Instructions to follow: Retype the data exactly, from its first line to the line containing "(s1) at (944,342);", including both, and skip any picture.
--- start Information shown ---
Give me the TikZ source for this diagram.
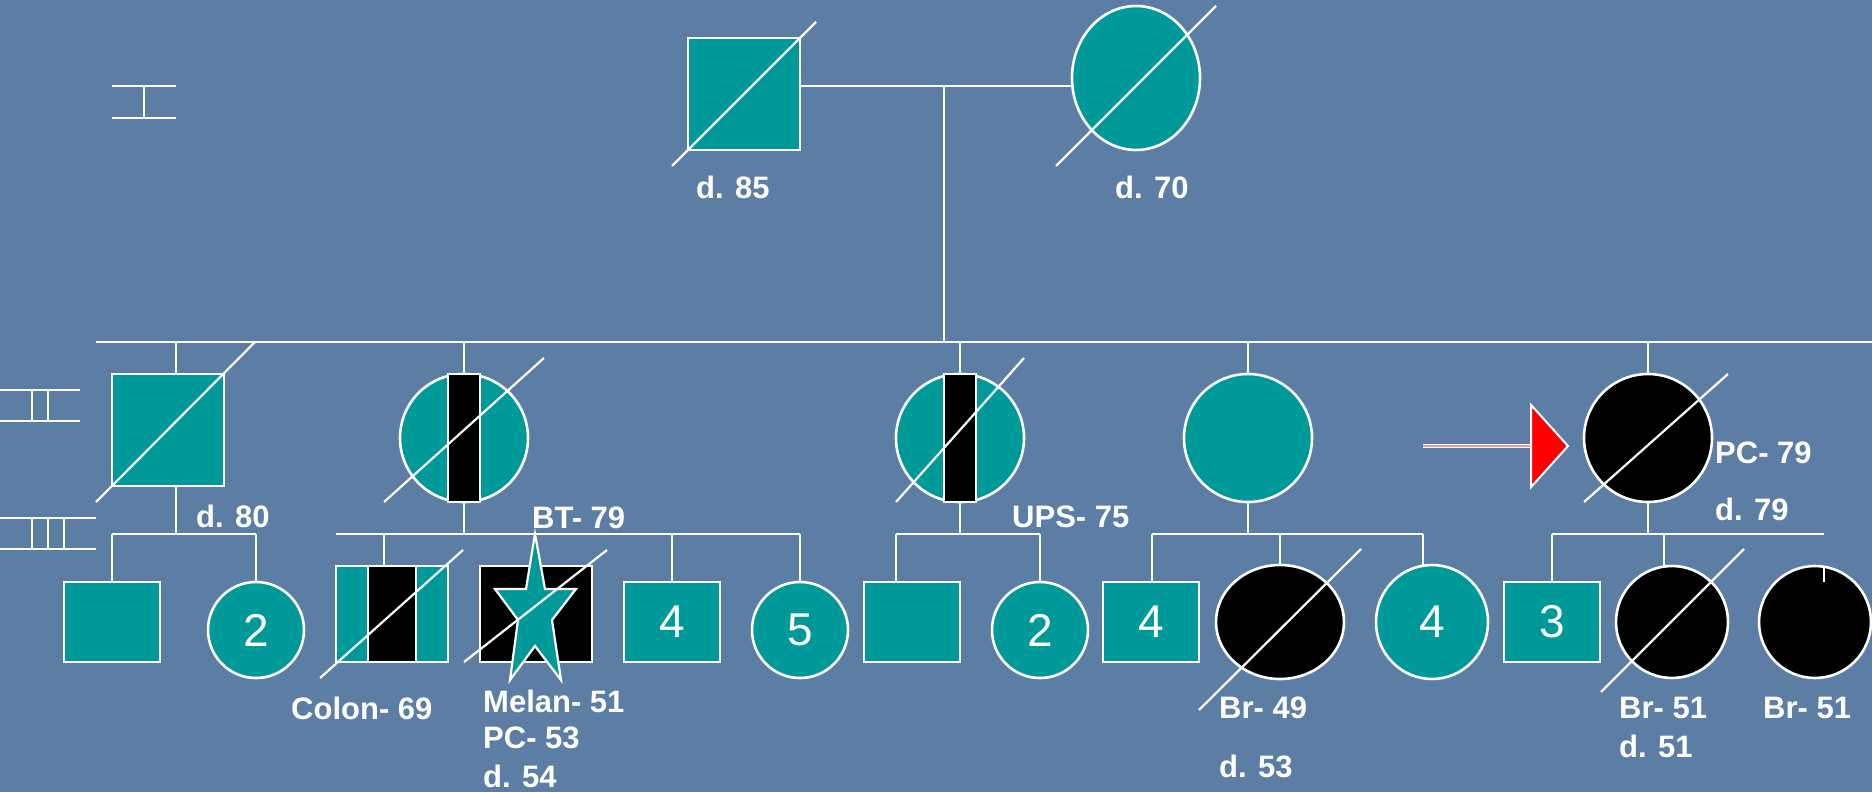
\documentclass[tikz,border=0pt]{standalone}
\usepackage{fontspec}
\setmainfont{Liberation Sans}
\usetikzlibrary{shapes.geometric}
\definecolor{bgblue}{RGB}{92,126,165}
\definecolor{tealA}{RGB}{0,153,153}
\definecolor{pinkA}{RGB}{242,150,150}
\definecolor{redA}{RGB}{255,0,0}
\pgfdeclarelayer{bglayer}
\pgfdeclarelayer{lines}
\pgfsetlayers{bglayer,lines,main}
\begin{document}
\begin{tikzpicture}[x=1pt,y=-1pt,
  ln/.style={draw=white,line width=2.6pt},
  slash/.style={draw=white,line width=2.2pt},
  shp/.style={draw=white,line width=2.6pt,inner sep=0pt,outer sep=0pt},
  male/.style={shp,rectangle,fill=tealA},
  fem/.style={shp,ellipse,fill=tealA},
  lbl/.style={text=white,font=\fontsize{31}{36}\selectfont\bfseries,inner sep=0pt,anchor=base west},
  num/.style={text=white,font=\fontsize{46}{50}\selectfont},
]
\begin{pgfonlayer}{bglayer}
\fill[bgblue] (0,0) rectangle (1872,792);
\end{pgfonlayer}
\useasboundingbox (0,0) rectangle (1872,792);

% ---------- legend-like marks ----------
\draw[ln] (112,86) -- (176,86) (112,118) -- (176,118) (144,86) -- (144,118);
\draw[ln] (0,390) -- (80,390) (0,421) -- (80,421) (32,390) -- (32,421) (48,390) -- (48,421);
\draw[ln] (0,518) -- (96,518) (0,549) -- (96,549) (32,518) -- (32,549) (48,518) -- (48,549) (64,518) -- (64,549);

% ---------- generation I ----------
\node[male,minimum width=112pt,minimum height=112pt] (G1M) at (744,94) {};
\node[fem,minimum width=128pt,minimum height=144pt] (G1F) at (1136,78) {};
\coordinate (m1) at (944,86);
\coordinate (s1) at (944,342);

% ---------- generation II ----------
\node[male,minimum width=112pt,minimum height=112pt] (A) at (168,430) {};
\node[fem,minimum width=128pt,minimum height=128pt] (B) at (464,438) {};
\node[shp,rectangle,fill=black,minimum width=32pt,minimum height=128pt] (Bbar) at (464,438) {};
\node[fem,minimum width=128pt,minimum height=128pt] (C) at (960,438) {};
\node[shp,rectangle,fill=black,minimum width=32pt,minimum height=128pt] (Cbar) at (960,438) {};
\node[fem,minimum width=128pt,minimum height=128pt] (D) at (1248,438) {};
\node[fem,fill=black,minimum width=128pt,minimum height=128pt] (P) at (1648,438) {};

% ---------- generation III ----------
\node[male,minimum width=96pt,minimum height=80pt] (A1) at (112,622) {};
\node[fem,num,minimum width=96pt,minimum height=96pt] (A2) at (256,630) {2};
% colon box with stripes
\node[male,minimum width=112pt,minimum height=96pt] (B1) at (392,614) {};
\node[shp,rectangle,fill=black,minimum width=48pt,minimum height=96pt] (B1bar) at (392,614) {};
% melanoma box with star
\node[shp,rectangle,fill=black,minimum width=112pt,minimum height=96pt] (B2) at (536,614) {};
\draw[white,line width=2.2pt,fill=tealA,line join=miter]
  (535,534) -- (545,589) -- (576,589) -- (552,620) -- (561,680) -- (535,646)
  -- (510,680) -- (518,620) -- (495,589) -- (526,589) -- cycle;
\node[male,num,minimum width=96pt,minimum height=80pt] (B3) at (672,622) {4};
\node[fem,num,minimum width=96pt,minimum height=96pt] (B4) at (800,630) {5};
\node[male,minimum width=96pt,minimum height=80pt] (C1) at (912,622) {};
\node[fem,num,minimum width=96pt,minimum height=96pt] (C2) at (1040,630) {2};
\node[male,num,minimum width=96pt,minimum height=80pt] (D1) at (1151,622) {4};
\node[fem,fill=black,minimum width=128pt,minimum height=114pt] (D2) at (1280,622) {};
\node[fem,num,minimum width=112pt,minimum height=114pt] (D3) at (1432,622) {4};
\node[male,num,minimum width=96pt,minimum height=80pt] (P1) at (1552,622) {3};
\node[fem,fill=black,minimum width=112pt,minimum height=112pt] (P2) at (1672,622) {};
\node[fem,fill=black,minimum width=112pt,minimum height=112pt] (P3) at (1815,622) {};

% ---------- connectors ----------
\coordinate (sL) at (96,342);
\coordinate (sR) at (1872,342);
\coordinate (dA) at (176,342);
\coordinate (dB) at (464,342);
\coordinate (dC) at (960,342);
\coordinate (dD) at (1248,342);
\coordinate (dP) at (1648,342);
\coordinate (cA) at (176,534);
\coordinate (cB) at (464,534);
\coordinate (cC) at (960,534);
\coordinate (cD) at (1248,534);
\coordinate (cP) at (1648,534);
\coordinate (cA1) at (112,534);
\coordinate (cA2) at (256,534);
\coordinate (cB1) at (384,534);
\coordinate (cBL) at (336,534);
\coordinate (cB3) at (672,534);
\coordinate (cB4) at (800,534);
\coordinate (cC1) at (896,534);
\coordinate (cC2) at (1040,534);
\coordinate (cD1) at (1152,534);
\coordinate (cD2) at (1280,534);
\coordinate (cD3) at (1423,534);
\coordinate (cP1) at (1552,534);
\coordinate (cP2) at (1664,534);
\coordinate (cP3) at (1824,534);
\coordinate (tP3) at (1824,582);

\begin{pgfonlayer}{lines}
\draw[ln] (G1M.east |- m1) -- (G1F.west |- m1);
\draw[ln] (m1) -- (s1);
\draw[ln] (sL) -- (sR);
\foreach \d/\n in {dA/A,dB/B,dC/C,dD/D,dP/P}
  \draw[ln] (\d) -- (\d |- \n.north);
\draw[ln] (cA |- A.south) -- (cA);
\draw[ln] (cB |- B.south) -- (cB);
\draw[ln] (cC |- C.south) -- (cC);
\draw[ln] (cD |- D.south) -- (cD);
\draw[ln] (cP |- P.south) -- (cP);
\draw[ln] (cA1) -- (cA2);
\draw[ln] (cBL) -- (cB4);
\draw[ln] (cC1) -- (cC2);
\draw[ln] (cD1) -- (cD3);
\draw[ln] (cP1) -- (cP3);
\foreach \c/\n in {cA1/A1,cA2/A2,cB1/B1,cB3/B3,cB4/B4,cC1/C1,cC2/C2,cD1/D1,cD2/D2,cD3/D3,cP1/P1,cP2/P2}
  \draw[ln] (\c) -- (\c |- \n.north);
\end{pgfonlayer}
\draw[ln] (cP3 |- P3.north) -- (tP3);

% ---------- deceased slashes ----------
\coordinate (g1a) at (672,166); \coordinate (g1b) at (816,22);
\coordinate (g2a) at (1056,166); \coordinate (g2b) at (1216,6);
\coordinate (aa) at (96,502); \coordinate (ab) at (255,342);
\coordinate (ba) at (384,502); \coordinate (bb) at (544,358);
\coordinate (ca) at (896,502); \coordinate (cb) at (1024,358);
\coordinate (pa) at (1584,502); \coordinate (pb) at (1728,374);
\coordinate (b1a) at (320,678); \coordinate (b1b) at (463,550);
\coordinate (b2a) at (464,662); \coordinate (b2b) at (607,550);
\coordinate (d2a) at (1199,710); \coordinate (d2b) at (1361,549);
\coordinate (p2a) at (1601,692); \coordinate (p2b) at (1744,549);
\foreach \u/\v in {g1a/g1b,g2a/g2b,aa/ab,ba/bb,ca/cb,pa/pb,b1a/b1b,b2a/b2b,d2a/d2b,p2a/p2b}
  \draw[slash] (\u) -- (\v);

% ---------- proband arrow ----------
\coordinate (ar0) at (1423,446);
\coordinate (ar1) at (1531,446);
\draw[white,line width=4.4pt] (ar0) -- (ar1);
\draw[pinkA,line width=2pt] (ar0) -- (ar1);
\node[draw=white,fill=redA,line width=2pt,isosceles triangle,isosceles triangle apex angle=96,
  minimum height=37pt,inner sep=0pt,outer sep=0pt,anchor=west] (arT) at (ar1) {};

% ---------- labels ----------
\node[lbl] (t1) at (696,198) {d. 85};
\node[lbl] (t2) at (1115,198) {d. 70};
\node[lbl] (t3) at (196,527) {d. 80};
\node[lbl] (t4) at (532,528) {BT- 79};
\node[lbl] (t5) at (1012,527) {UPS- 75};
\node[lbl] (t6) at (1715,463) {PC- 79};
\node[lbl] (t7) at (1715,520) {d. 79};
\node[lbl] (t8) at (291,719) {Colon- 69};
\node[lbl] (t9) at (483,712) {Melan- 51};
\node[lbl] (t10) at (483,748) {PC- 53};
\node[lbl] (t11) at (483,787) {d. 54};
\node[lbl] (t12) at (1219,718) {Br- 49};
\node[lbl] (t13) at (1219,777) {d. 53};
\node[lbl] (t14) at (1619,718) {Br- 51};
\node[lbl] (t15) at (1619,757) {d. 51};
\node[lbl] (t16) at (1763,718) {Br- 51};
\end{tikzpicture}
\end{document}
--- end Information shown ---
Answer:
Give me the TikZ source for this diagram.
\documentclass[tikz,border=0pt]{standalone}
\usepackage{fontspec}
\setmainfont{Liberation Sans}
\usetikzlibrary{shapes.geometric}
\definecolor{bgblue}{RGB}{92,126,165}
\definecolor{tealA}{RGB}{0,153,153}
\definecolor{pinkA}{RGB}{242,150,150}
\definecolor{redA}{RGB}{255,0,0}
\pgfdeclarelayer{bglayer}
\pgfdeclarelayer{lines}
\pgfsetlayers{bglayer,lines,main}
\begin{document}
\begin{tikzpicture}[x=1pt,y=-1pt,
  ln/.style={draw=white,line width=2.6pt},
  slash/.style={draw=white,line width=2.2pt},
  shp/.style={draw=white,line width=2.6pt,inner sep=0pt,outer sep=0pt},
  male/.style={shp,rectangle,fill=tealA},
  fem/.style={shp,ellipse,fill=tealA},
  lbl/.style={text=white,font=\fontsize{31}{36}\selectfont\bfseries,inner sep=0pt,anchor=base west},
  num/.style={text=white,font=\fontsize{46}{50}\selectfont},
]
\begin{pgfonlayer}{bglayer}
\fill[bgblue] (0,0) rectangle (1872,792);
\end{pgfonlayer}
\useasboundingbox (0,0) rectangle (1872,792);

% ---------- legend-like marks ----------
\draw[ln] (112,86) -- (176,86) (112,118) -- (176,118) (144,86) -- (144,118);
\draw[ln] (0,390) -- (80,390) (0,421) -- (80,421) (32,390) -- (32,421) (48,390) -- (48,421);
\draw[ln] (0,518) -- (96,518) (0,549) -- (96,549) (32,518) -- (32,549) (48,518) -- (48,549) (64,518) -- (64,549);

% ---------- generation I ----------
\node[male,minimum width=112pt,minimum height=112pt] (G1M) at (744,94) {};
\node[fem,minimum width=128pt,minimum height=144pt] (G1F) at (1136,78) {};
\coordinate (m1) at (944,86);
\coordinate (s1) at (944,342);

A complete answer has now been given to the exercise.